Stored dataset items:
▬▬▬▬▬▬

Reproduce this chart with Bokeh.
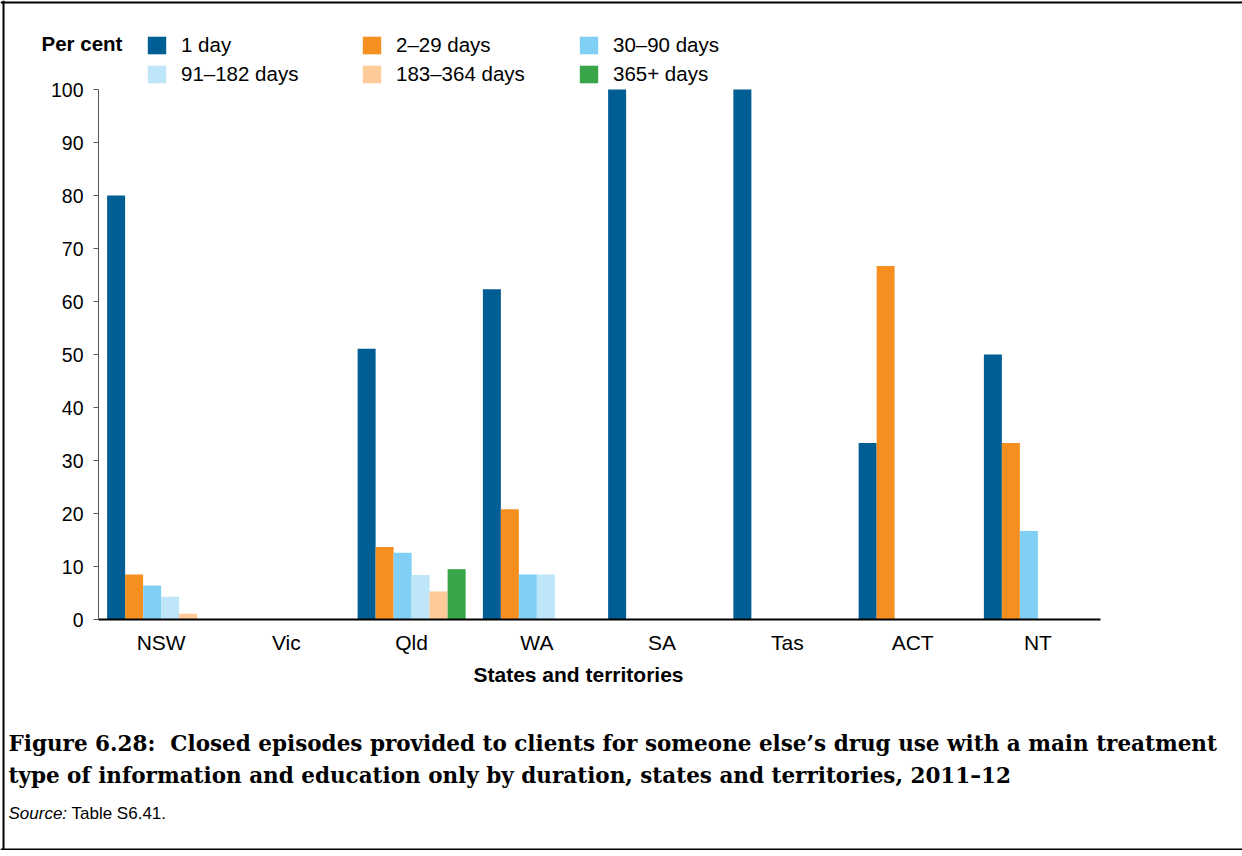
from bokeh.plotting import figure
from bokeh.models import (ColumnDataSource, Range1d, SingleIntervalTicker, FixedTicker,
                          Legend, LegendItem, Label, Span)
from bokeh.transform import dodge
from bokeh.embed import file_html
from bokeh.resources import INLINE

states = ["NSW", "Vic", "Qld", "WA", "SA", "Tas", "ACT", "NT"]
series_names = ["1 day", "2\u201329 days", "30\u201390 days",
                "91\u2013182 days", "183\u2013364 days", "365+ days"]
d1 = [80.0, 0, 51.1, 62.3, 100.0, 100.0, 33.3, 50.0]
d2_29 = [8.5, 0, 13.7, 20.8, 0, 0, 66.7, 33.3]
d30_90 = [6.4, 0, 12.6, 8.5, 0, 0, 0, 16.7]
d91_182 = [4.3, 0, 8.4, 8.5, 0, 0, 0, 0]
d183_364 = [1.1, 0, 5.3, 0, 0, 0, 0, 0]
d365 = [0, 0, 9.5, 0, 0, 0, 0, 0]

colors = ["#005E94", "#F58F20", "#80D0F5", "#BEE6F8", "#FDCA98", "#38A548"]
keys = ["d1", "d2_29", "d30_90", "d91_182", "d183_364", "d365"]

pos = [i + 0.5 for i in range(len(states))]
source = ColumnDataSource(dict(pos=pos, state=states, d1=d1, d2_29=d2_29, d30_90=d30_90,
                               d91_182=d91_182, d183_364=d183_364, d365=d365))

FONT = "Liberation Sans"
W, H = 1242, 850
# layout (pixels): plot area left/right/top(100)/bottom(0)
PX_L, PX_R, PX_T, PX_B = 98, 1100, 89, 619
ppx = (PX_R - PX_L) / len(states)
ppy = (PX_B - PX_T) / 100.0
x_range = Range1d(-PX_L / ppx, (W - PX_L) / ppx)
y_range = Range1d(-(H - PX_B) / ppy, PX_B / ppy)

p = figure(x_range=x_range, y_range=y_range, width=W, height=H, title=None,
           min_border=0, min_border_left=0, min_border_right=0,
           min_border_top=0, min_border_bottom=0,
           output_backend="svg", toolbar_location=None, tools="")
p.outline_line_color = None
p.xgrid.grid_line_color = None
p.ygrid.grid_line_color = None
p.background_fill_color = "white"
p.border_fill_color = "white"

# page frame lines (left, top, bottom)
p.add_layout(Span(location=3, location_units="screen", dimension="height",
                  line_color="black", line_width=2))
p.add_layout(Span(location=H - 2, location_units="screen", dimension="width",
                  line_color="black", line_width=2))
p.add_layout(Span(location=1, location_units="screen", dimension="width",
                  line_color="black", line_width=2))

bw = 0.1437
renderers = []
for i, (k, c) in enumerate(zip(keys, colors)):
    r = p.vbar(x=dodge("pos", (i - 2.5) * bw), top=k, width=bw,
               source=source, fill_color=c, line_color=None)
    renderers.append(r)

# Axes
ya = p.yaxis[0]
ya.fixed_location = 0
ya.bounds = (0, 100)
ya.ticker = SingleIntervalTicker(interval=10)
ya.axis_line_color = "#555555"
ya.major_tick_line_color = "#555555"
ya.major_tick_out = 5
ya.major_tick_in = 0
ya.minor_tick_line_color = None
ya.major_label_standoff = 10
ya.major_label_text_font = FONT
ya.major_label_text_font_size = "19.5px"
ya.major_label_text_color = "black"

xa = p.xaxis[0]
xa.fixed_location = 0
xa.bounds = (0, len(states))
xa.ticker = FixedTicker(ticks=pos)
xa.major_label_overrides = {pv: s for pv, s in zip(pos, states)}
xa.axis_line_color = "black"
xa.axis_line_width = 2
xa.major_tick_line_color = None
xa.minor_tick_line_color = None
xa.major_tick_out = 0
xa.major_label_standoff = 11
xa.major_label_text_font = FONT
xa.major_label_text_font_size = "21px"
xa.major_label_text_color = "black"

# Legends: three columns of two items, row-major order
cols_x = [145, 360, 577]
for ci in range(3):
    items = [LegendItem(label=series_names[ci], renderers=[renderers[ci]]),
             LegendItem(label=series_names[ci + 3], renderers=[renderers[ci + 3]])]
    lg = Legend(items=items, location=(cols_x[ci], H - 86), orientation="vertical",
                padding=0, margin=0, spacing=5, glyph_width=23, glyph_height=22,
                label_standoff=13, label_height=22,
                label_text_font=FONT, label_text_font_size="20.5px",
                label_text_color="black",
                border_line_color=None, background_fill_alpha=0)
    p.add_layout(lg, "center")

def lab(text, x, py, size, style="normal", font=FONT, align="left"):
    p.add_layout(Label(x=x, y=H - py, x_units="screen", y_units="screen", text=text,
                       text_font=font, text_font_size=size, text_font_style=style,
                       text_baseline="middle", text_align=align, text_color="black"))

lab("Per cent", 41, 43, "20.5px", "bold")
lab("States and territories", 578, 674, "21px", "bold", align="center")
lab("Figure 6.28:\u00a0 Closed episodes provided to clients for someone else\u2019s drug use with a main treatment",
    8, 743, "21.5px", "bold", "DejaVu Serif")
lab("type of information and education only by duration, states and territories, 2011\u201312",
    8, 775, "21.5px", "bold", "DejaVu Serif")
lab("Source:", 8, 813, "17px", "italic")
lab("Table S6.41.", 71, 813, "17px")

open("out.html", "w").write(file_html(p, INLINE))
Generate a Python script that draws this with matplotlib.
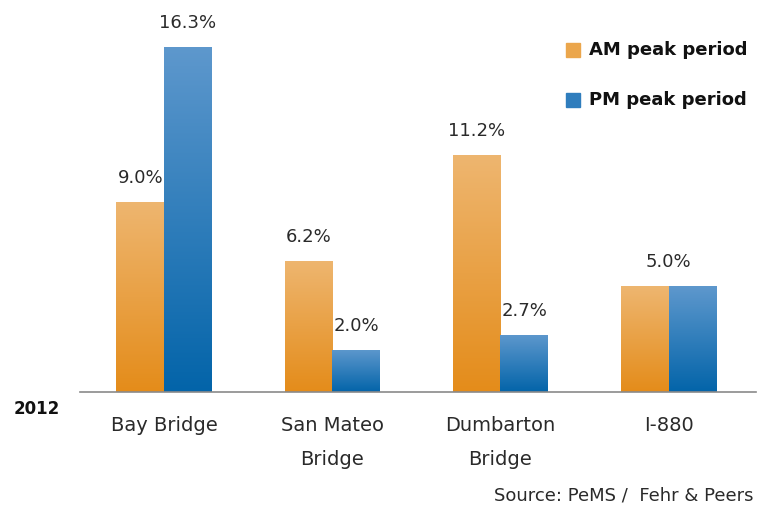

▬▬▬▬▬▬

Reproduce the records verbatim, omitting all images they contain.

*Answer to the problem*.
Reproduce this chart with Bokeh.
from bokeh.plotting import figure
from bokeh.models import (ColumnDataSource, Range1d, SingleIntervalTicker, FixedTicker,
                          Legend, LegendItem, Label, Span)
from bokeh.transform import dodge
from bokeh.embed import file_html
from bokeh.resources import INLINE

states = ["NSW", "Vic", "Qld", "WA", "SA", "Tas", "ACT", "NT"]
series_names = ["1 day", "2\u201329 days", "30\u201390 days",
                "91\u2013182 days", "183\u2013364 days", "365+ days"]
d1 = [80.0, 0, 51.1, 62.3, 100.0, 100.0, 33.3, 50.0]
d2_29 = [8.5, 0, 13.7, 20.8, 0, 0, 66.7, 33.3]
d30_90 = [6.4, 0, 12.6, 8.5, 0, 0, 0, 16.7]
d91_182 = [4.3, 0, 8.4, 8.5, 0, 0, 0, 0]
d183_364 = [1.1, 0, 5.3, 0, 0, 0, 0, 0]
d365 = [0, 0, 9.5, 0, 0, 0, 0, 0]

colors = ["#005E94", "#F58F20", "#80D0F5", "#BEE6F8", "#FDCA98", "#38A548"]
keys = ["d1", "d2_29", "d30_90", "d91_182", "d183_364", "d365"]

pos = [i + 0.5 for i in range(len(states))]
source = ColumnDataSource(dict(pos=pos, state=states, d1=d1, d2_29=d2_29, d30_90=d30_90,
                               d91_182=d91_182, d183_364=d183_364, d365=d365))

FONT = "Liberation Sans"
W, H = 1242, 850
# layout (pixels): plot area left/right/top(100)/bottom(0)
PX_L, PX_R, PX_T, PX_B = 98, 1100, 89, 619
ppx = (PX_R - PX_L) / len(states)
ppy = (PX_B - PX_T) / 100.0
x_range = Range1d(-PX_L / ppx, (W - PX_L) / ppx)
y_range = Range1d(-(H - PX_B) / ppy, PX_B / ppy)

p = figure(x_range=x_range, y_range=y_range, width=W, height=H, title=None,
           min_border=0, min_border_left=0, min_border_right=0,
           min_border_top=0, min_border_bottom=0,
           output_backend="svg", toolbar_location=None, tools="")
p.outline_line_color = None
p.xgrid.grid_line_color = None
p.ygrid.grid_line_color = None
p.background_fill_color = "white"
p.border_fill_color = "white"

# page frame lines (left, top, bottom)
p.add_layout(Span(location=3, location_units="screen", dimension="height",
                  line_color="black", line_width=2))
p.add_layout(Span(location=H - 2, location_units="screen", dimension="width",
                  line_color="black", line_width=2))
p.add_layout(Span(location=1, location_units="screen", dimension="width",
                  line_color="black", line_width=2))

bw = 0.1437
renderers = []
for i, (k, c) in enumerate(zip(keys, colors)):
    r = p.vbar(x=dodge("pos", (i - 2.5) * bw), top=k, width=bw,
               source=source, fill_color=c, line_color=None)
    renderers.append(r)

# Axes
ya = p.yaxis[0]
ya.fixed_location = 0
ya.bounds = (0, 100)
ya.ticker = SingleIntervalTicker(interval=10)
ya.axis_line_color = "#555555"
ya.major_tick_line_color = "#555555"
ya.major_tick_out = 5
ya.major_tick_in = 0
ya.minor_tick_line_color = None
ya.major_label_standoff = 10
ya.major_label_text_font = FONT
ya.major_label_text_font_size = "19.5px"
ya.major_label_text_color = "black"

xa = p.xaxis[0]
xa.fixed_location = 0
xa.bounds = (0, len(states))
xa.ticker = FixedTicker(ticks=pos)
xa.major_label_overrides = {pv: s for pv, s in zip(pos, states)}
xa.axis_line_color = "black"
xa.axis_line_width = 2
xa.major_tick_line_color = None
xa.minor_tick_line_color = None
xa.major_tick_out = 0
xa.major_label_standoff = 11
xa.major_label_text_font = FONT
xa.major_label_text_font_size = "21px"
xa.major_label_text_color = "black"

# Legends: three columns of two items, row-major order
cols_x = [145, 360, 577]
for ci in range(3):
    items = [LegendItem(label=series_names[ci], renderers=[renderers[ci]]),
             LegendItem(label=series_names[ci + 3], renderers=[renderers[ci + 3]])]
    lg = Legend(items=items, location=(cols_x[ci], H - 86), orientation="vertical",
                padding=0, margin=0, spacing=5, glyph_width=23, glyph_height=22,
                label_standoff=13, label_height=22,
                label_text_font=FONT, label_text_font_size="20.5px",
                label_text_color="black",
                border_line_color=None, background_fill_alpha=0)
    p.add_layout(lg, "center")

def lab(text, x, py, size, style="normal", font=FONT, align="left"):
    p.add_layout(Label(x=x, y=H - py, x_units="screen", y_units="screen", text=text,
                       text_font=font, text_font_size=size, text_font_style=style,
                       text_baseline="middle", text_align=align, text_color="black"))

lab("Per cent", 41, 43, "20.5px", "bold")
lab("States and territories", 578, 674, "21px", "bold", align="center")
lab("Figure 6.28:\u00a0 Closed episodes provided to clients for someone else\u2019s drug use with a main treatment",
    8, 743, "21.5px", "bold", "DejaVu Serif")
lab("type of information and education only by duration, states and territories, 2011\u201312",
    8, 775, "21.5px", "bold", "DejaVu Serif")
lab("Source:", 8, 813, "17px", "italic")
lab("Table S6.41.", 71, 813, "17px")

open("out.html", "w").write(file_html(p, INLINE))
Generate a Python script that draws this with matplotlib.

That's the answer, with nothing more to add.